В завершение исследования надлежит сделать несколько замечаний. Разумеется, пройдясь по спискам налогоплательщиков, мы не изменили в корне уже существующих представлений: парижанки, как и другие женщины средневекового Запада, находились под защитой или опекой мужчин — отца, мужа. Как объясняет автор «Парижской домохозяйки», жена доброго буржуа должна вести дом, помогать мужу сберегать его состояние и способствовать поддержанию его общественного положения. Это в еще большей мере касается благородных дам, которые утруждали свои руки, лишь занимаясь вышиванием, — и день чем-то занят, и можно устоять перед греховным соблазном. Учитывая влияние этих социальных и идеологических образцов, можно ли полагать, что большинство парижских налогоплательщиц, перечисленных в списке 1297 года, расценивали свой труд как обязанность, не приносящую им ни почета, ни свободы? Или же, особенно по прошествии времени, в конкретном и неоспоримом месте женщин в мире мастерских и лавок следует видеть некое проявление современности, порожденное большим городом? Ни из какого текста не узнать напрямую, что думали женщины-труженицы. Но те из них, кто держали рукодельню, распоряжались подмастерьями и пользовались уважением в своем цехе, могли на собственном опыте открыть для себя форму свободы, ради которой стоило трудиться. Во всяком случае, они сыграли свою роль в процветании Парижа, возможно, не столь большую, как мужчины, но неоспоримую.
Анализ рядового женского трудящегося населения, основанный на налоговых источниках 1297 года, относится к определенному периоду в истории столицы — периоду экономического роста, способствовавшего фактическому раскрепощению. В последующие два века ситуация изменилась. Начало XV века, эпоха кризисов и войн, было очень тяжелым временем, и множество семей из-за гражданской войны арманьяков и бургиньонов, а также в связи с иноземным нашествием были вынуждены бежать из города и могли рассчитывать лишь на родственников, оставшихся в Париже, чтобы спасти хотя бы часть своего достояния. Самым бедным было нечего спасать и уже нечего искать из-за экономического кризиса, поразившего столицу в 1420–1450-х годах.

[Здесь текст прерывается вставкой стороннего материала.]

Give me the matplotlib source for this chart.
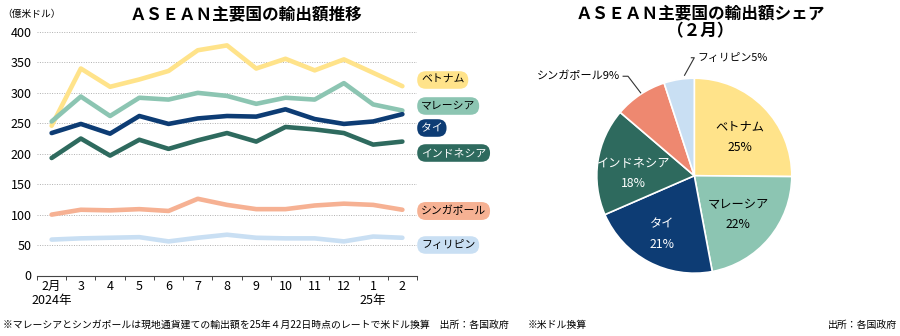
import matplotlib.pyplot as plt
from matplotlib.ticker import FixedLocator

plt.rcParams['font.family'] = ['Noto Sans CJK JP', 'DejaVu Sans']

months = ["2月", "3", "4", "5", "6", "7", "8", "9", "10", "11", "12", "1", "2"]
countries = ["ベトナム", "マレーシア", "タイ", "インドネシア", "シンガポール", "フィリピン"]

vietnam = [246, 340, 310, 322, 336, 370, 378, 340, 356, 337, 355, 333, 311]
malaysia = [253, 294, 262, 292, 289, 300, 295, 282, 292, 289, 316, 281, 271]
thailand = [234, 249, 233, 262, 249, 258, 262, 261, 273, 257, 249, 253, 265]
indonesia = [193, 225, 197, 223, 208, 222, 234, 220, 244, 240, 234, 215, 220]
singapore = [100, 108, 107, 109, 106, 126, 116, 109, 109, 115, 118, 116, 108]
philippines = [59, 61, 62, 63, 56, 62, 67, 62, 61, 61, 56, 64, 62]

line_colors = ["#FFE38A", "#8CC5B2", "#0D3C74", "#2E6A5E", "#F6B193", "#C9DFF3"]
pie_colors = ["#FFE38A", "#8CC5B2", "#0D3C74", "#2E6A5E", "#EE8870", "#C9DFF3"]
label_text_colors = ["black", "black", "white", "white", "black", "black"]
label_y = [80, 106, 128, 153, 211, 245]  # pixel rows of the end labels

series = [vietnam, malaysia, thailand, indonesia, singapore, philippines]

W, H = 900, 336
fig = plt.figure(figsize=(9, 3.36), dpi=100)

# ---- line chart ----
ax = fig.add_axes([37 / W, 1 - 275.5 / H, (417 - 37) / W, (275.5 - 32) / H])
x = range(len(months))
for vals, c in zip(series, line_colors):
    ax.plot(x, vals, color=c, lw=3.3, solid_capstyle="round", solid_joinstyle="round")

ax.set_xlim(-0.5, 12.5)
ax.set_ylim(0, 400)
ax.set_yticks(range(0, 401, 50))
ax.yaxis.grid(True, color="#b0b0b0", ls=(0, (1, 1.5)), lw=0.7)
ax.set_axisbelow(True)
for s in ["left", "right", "top"]:
    ax.spines[s].set_visible(False)
ax.spines["bottom"].set_color("#444444")
ax.spines["bottom"].set_linewidth(0.8)
ax.tick_params(axis="y", length=0, labelsize=9, pad=4)
ax.set_xticks(list(x))
ax.set_xticklabels(months, fontsize=9)
ax.tick_params(axis="x", which="major", length=0, pad=3)
ax.xaxis.set_minor_locator(FixedLocator([i - 0.5 for i in range(14)]))
ax.tick_params(axis="x", which="minor", length=3, width=0.7, color="#444444")
ax.text(0, -0.075, "2024年", transform=ax.get_xaxis_transform(), ha="center", va="top", fontsize=9)
ax.text(11, -0.075, "25年", transform=ax.get_xaxis_transform(), ha="center", va="top", fontsize=9)

for name, c, tc, yp in zip(countries, line_colors, label_text_colors, label_y):
    fig.text(421 / W, 1 - yp / H, name, ha="left", va="center", fontsize=7.8, color=tc,
             bbox=dict(boxstyle="round,pad=0.35,rounding_size=0.8", fc=c, ec="none"))

fig.text(2 / W, 1 - 14 / H, "（億米ドル）", ha="left", va="center", fontsize=7)
fig.text(246 / W, 1 - 14 / H, "ＡＳＥＡＮ主要国の輸出額推移", ha="center", va="center",
         fontsize=12, fontweight="bold")

# ---- pie chart (latest month) ----
shares = [s[-1] for s in series]
total = sum(shares)
r_px = 97.5
pax = fig.add_axes([(694.3 - r_px) / W, 1 - (175.7 + r_px) / H, 2 * r_px / W, 2 * r_px / H])
wedges, _ = pax.pie(shares, colors=pie_colors, startangle=90, counterclock=False,
                    wedgeprops=dict(edgecolor="white", linewidth=1.2))
pax.set_xlim(-1, 1)
pax.set_ylim(-1, 1)
pax.set_aspect("equal")

inner_pos = [(0.47, 0.39), (0.45, -0.40), (-0.33, -0.60), (-0.62, 0.03)]
for i, (px, py) in enumerate(inner_pos):
    pct = round(shares[i] / total * 100)
    pax.text(px, py, f"{countries[i]}\n{pct}%", ha="center", va="center", fontsize=8.8,
             color=label_text_colors[i], linespacing=1.75)

pct_sg = round(shares[4] / total * 100)
pct_ph = round(shares[5] / total * 100)
pax.plot([-0.73, -0.68, -0.55], [1.02, 1.02, 0.85], color="#333333", lw=0.8, clip_on=False)
pax.text(-0.76, 1.02, f"{countries[4]}{pct_sg}%", ha="right", va="center", fontsize=8)
pax.plot([-0.03, -0.0, -0.1], [1.21, 1.21, 1.03], color="#333333", lw=0.8, clip_on=False)
pax.text(0.03, 1.21, f"{countries[5]}{pct_ph}%", ha="left", va="center", fontsize=7.8)

fig.text(700 / W, 1 - 13 / H, "ＡＳＥＡＮ主要国の輸出額シェア", ha="center", va="center",
         fontsize=12, fontweight="bold")
fig.text(700 / W, 1 - 31 / H, "（２月）", ha="center", va="center", fontsize=12, fontweight="bold")

# ---- footnotes ----
fig.text(3 / W, 1 - 325 / H, "※マレーシアとシンガポールは現地通貨建ての輸出額を25年４月22日時点のレートで米ドル換算　出所：各国政府",
         ha="left", va="center", fontsize=7.1)
fig.text(528 / W, 1 - 325 / H, "※米ドル換算", ha="left", va="center", fontsize=7.1)
fig.text(897 / W, 1 - 325 / H, "出所：各国政府", ha="right", va="center", fontsize=7.1)

fig.savefig("out.png", dpi=100)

Налоговые источники, опубликованные Жаном Фавье, который подробно комментирует списки 1421, 1423 и 1438 годов, позволяют уловить черты грубой реальности. Весьма показательны в этом плане списки дворов, освобожденных от налогов, поскольку их изначально обложили чересчур высокой пошлиной (они содержатся в реестре налогоплательщиков за 1421 год). Девять женщин из шестидесяти, фигурирующих в списке, освобождены от налогов, потому что это вдовы, оставшиеся без средств (пять случаев), одна скончалась, не оставив ничего, одна слепа и еще одна, названная «барышней», понесла тяжелые финансовые убытки. Распределители налогов, которые не стали терять время и трудиться понапрасну, записывая бедняков или изгнанников, с которых нечего было взять, все же обложили пошлиной обедневших, приняв их за платежеспособных зажиточных людей. Такие ошибки показывают масштаб бедствий и разорения. В списке есть еще трое мужчин, которых освободили от налогов, поскольку они содержат семью. Но в этом перечне наряду с теми, у кого «ничего нет», кого нет на месте и с кого нельзя взыскать налог, поскольку «неизвестно, где их искать», есть и другие, которые не платят, потому что пользуются привилегиями, не учитывавшимися в первом списке: военные на действительной службе, люди, занимавшиеся сбором «займа», несколько непарижан, которые платят налоги по месту жительства. Эти списки тоже создают образ женщин и показывают их роль в тот военный период. В числе парижан, платящих самые высокие налоги, есть несколько женщин, но в целом в этот период женщины-налогоплательщицы занимают более скромное место по сравнению с эпохой Филиппа Красивого, когда число женских дворов превышало 14 процентов. В перечне 1421 года указано 9,6 процента женских дворов, в списке 1423-го — 4,5 процента, а в реестре 1438-го — 5,8 процента. Такое сокращение трудно недооценить, оно выражает ослабление роли женщин в столичном обществе. Когда мир был восстановлен и дела вновь пошли на лад, похоже, что в процессе всеобщего движения за «восстановление порядка» во второй половине XV века женщины не вернули себе независимости, считавшейся излишней; наоборот, женский труд был принижен, смешан с проституцией, которая использовала его как прикрытие. Необходимо углубленное исследование, чтобы проверить, насколько обоснованно такое впечатление, однако источники уже не создают представления о том, что женский труд был распространен и почетен, как в конце XIII века.